Here comes December—a month that (I think unanimously) evokes memories and emotions about one thing in particular: the holidays.
This is not going to be an article that sucks up to the holiday season, so I’m sorry to all those who get ’nog-buzzed daydreaming about snow angels and sugarplums. No, there won’t be any lords a-leaping either. It’s actually going to be the opposite.
Now, before preemptively striking Yukon Cornelius’ pick-ax into my apparently-icy heart, hear me out. I’m not a Scrooge, I swear; I love the idea of Christmas, or any holiday in the spirit of celebration, really. (For simplicity’s sake, I’m only going to say Christmas from now on. I know technically it isn’t politically correct or whatever but I’m apologizing for it in advance, so deal.)
Christmas, like most holidays for which we’re given time off of school, should be about reconnecting with family and loved ones. It isn’t easy being openly cliché with people, so spare me the judgment, but I think it’s about time to take some of the commercialism out of Christmas.
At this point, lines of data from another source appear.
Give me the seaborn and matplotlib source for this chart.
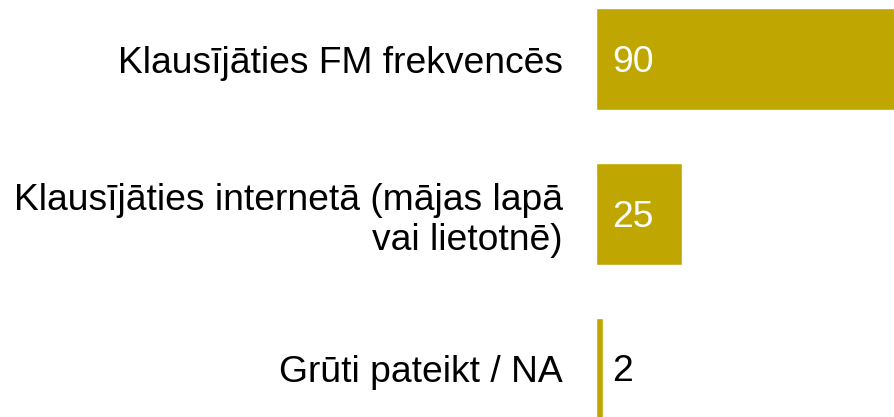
import pandas as pd
import matplotlib
matplotlib.use("Agg")
import matplotlib.pyplot as plt
import seaborn as sns

# Data
categories = [
    "Klausījāties FM frekvencēs",
    "Klausījāties internetā (mājas lapā\nvai lietotnē)",
    "Grūti pateikt / NA",
]
values = [90, 25, 2]
label_colors = ["white", "white", "black"]

df = pd.DataFrame({"category": categories, "value": values})

sns.set_theme(style="white")
plt.rcParams["font.family"] = ["Liberation Sans", "DejaVu Sans"]

fig = plt.figure(figsize=(8.94, 4.17), dpi=100)
ax = fig.add_axes([596 / 894, 0, 298 / 894, 1])

sns.barplot(data=df, x="value", y="category", color="#BFA600",
            saturation=1, width=0.66, ax=ax, orient="h")

ax.set_xlim(0, 86.4)
ax.set_ylim(2.31, -0.381)
ax.set_xlabel("")
ax.set_ylabel("")
ax.set_xticks([])
ax.tick_params(axis="y", length=0, pad=24, labelsize=26.8)
for lbl in ax.get_yticklabels():
    lbl.set_horizontalalignment("right")
    lbl.set_color("black")
for s in ax.spines.values():
    s.set_visible(False)

# value labels start a fixed distance right of the bar base
for i, (v, c) in enumerate(zip(values, label_colors)):
    ax.annotate(str(v), xy=(0, i), xytext=(16, -3), textcoords="offset pixels",
                ha="left", va="center", fontsize=26.8, color=c)

fig.savefig("out.png", dpi=100)
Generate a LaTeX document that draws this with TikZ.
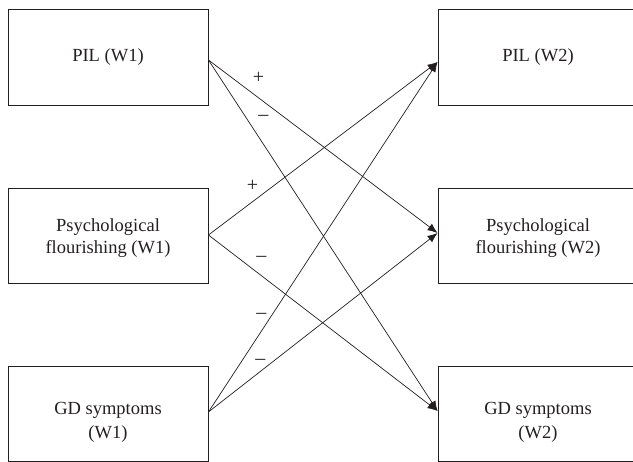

This won’t happen anytime soon. It’s just a bit sad that even the things we convince ourselves to be altruistic, or even holy, ultimately revolve around making money. Can anyone else envision a troll-logic equation that explains Christmas’ step-by-step equivalence to evil?
I wanted to run an article about Thanksgiving last week, but it went down in flames. This little attempt at holiday writing redemption is sort of like microwaving that practically reanimated turkey one last time—bittersweet.
Okay that was gross and unnecessary. But I think there’s actually something important to say here, so don’t abandon me yet.
Usually when I think of innocence, I look back to my childhood. Oh, the days of (relatively more potent) ignorance and bliss, when all was good in the hood because the ’rents said so. I remember what Christmas meant to me as a kid: presents! My favorite person at Christmas time was Santa Claus, and for some reason, Rudolph was my beloved reindeer. I guess time changes a man, because now I think it’s pretty twisted that we manipulate the unspoiled hopes and dreams of little boys and girls all across the U.S. of A. via a fat man with a beard, airborne quadrupeds and a sack of toys.
You think that I’m completely off my rocker. There’s nothing wrong with a little “White Christmas” lie, right?
Actually, you’re probably wondering why I’m choosing to be so aggressively cynical about Christmas a full three weeks in advance. Well, since the unofficial kickoff to Christmas time—Black Friday—was over a week ago, it seemed appropriate enough.
We have entered the season of 24/7 Christmas music, gaudy home light displays, black ice and watching where the huskies go (don’t you eat that yellow snow). And while I’m not a huge fan of any of the aforementioned, they aren’t the root of my Christmas qualms. I’m upset with the Xmas attitude.
For some reason a lot of people think the Christmas spirit is defined by giving gifts to friends and family. Listen, you aren’t a saint for buying your boyfriend an Android. In fact, nothing could be further from the truth.
I hate to bring up memes twice in such a short column, but why don’t we take all this misguided holiday cheer and put it towards something actually constructive? Yeah sure, it’s cool getting someone a gift they really enjoy, but if they can just pick it up anytime at Best Buy, the magic dissipates a bit.
So here’s my proposal for all of you: This Christmakwanzukkah, don’t buy your parents, siblings or whoever something frivolous that they’re never going to use. Let’s collectively resist the urge to compile more tchotchkes and give to people who are actually in need.